Freitas do Amaral said Iran's statements over the Holocaust, attacks on embassies in Tehran and Iran's "negative attitude" in its nuclear standoff with the International Atomic Energy Agency were threatening relations based on "mutual confidence."
Ahmedinejad has repeatedly denied that the Holocaust, the Nazis' killing of 6 million Jews during World War Two, took place. He has also called for Israel to be "wiped off the map."
More than 1.5 million people, mostly Jews, died at Auschwitz-Birkenau, a death camp set up by Nazi Germany in occupied Poland.
"When our president wants to talk about the Holocaust with historians and scientists, the whole world is against him," Taheri said, referring to plans by Ahmedinejad to organize an academic conference on the Holocaust.
"Historians need to get together to give their opinions," the envoy added.
Taheri said the publication by European newspapers of cartoons of the Prophet Mohammad, outraging many Muslims and provoking widespread protests, was an Israeli conspiracy designed to cause conflict between Muslims and Christians.
"We think that this is a conspiracy by Zionists who want to put Muslims against Christians in Europe," he said.
Iran's best-selling newspaper, Hamshahri, has responded to the Muslim outrage over published cartoons of the Prophet by organizing a competition for cartoons about the Holocaust, saying it is a test of the West's vaunted freedom of speech.
Sounds like the Iranians are looking for pointers.
Iran may soon be directly shown that it can be done in under 15 seconds.
Translates as "that was no holocaust; I'll show you what a holocaust looks like."
Yep. I just love those wonderful advances in technology, especially when it can serve such a worthwhile cause. Light 'em up!
I don't know if it would do anything but please the psychos.
I read when Ahmedinejad was elected, he recalled many of the fanatic ambassadors and replaced them with worse ones.
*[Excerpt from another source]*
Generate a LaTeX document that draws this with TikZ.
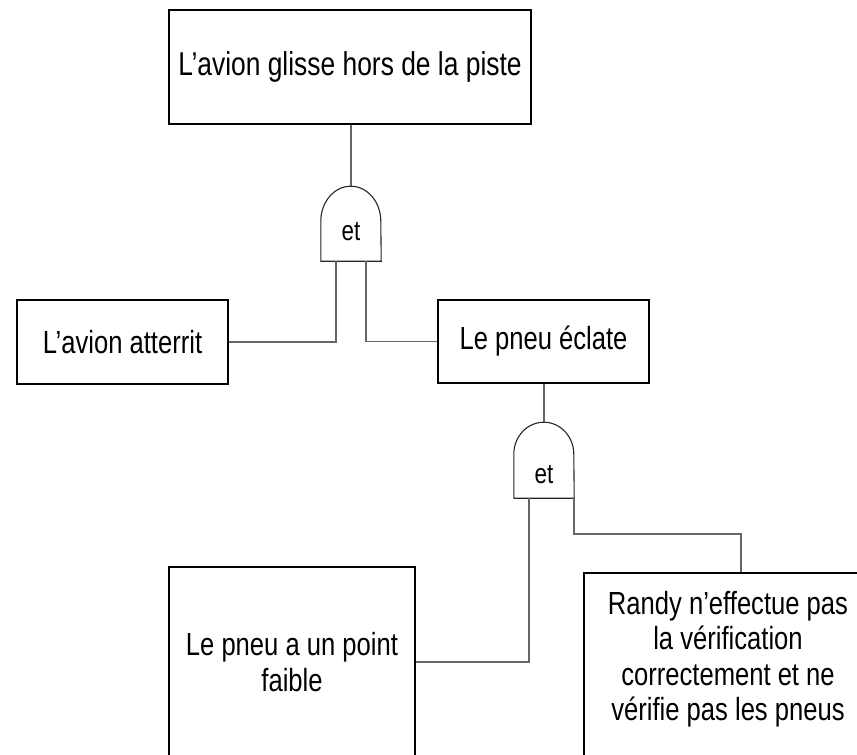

Nukes and the Holocaust seem to be their obsession.
Just throw him out, tell him to go home and don't come back.
And there are 4 million pages of testimony and documentation that chronicle the Holocaust.
In this world today that needs to be pointed out over and over, sadly.
Not all victims were burned and there were many more camps and sites than those two the Ambassador visited, gleefully I suspect. His argument is strawman, of the diabolical quality.
OK, so now I have to by more Portuguese products. What do they make anyway?
"What do they make anyway?"
Port wine is nice.
Hot chicks........definatly hot chicks.
Portugal has a long memory with regard to Dhimmitude... Unlike Norway, which today created a law banning blasphemy.
The Portuguese won't cut Islam a lot of slack.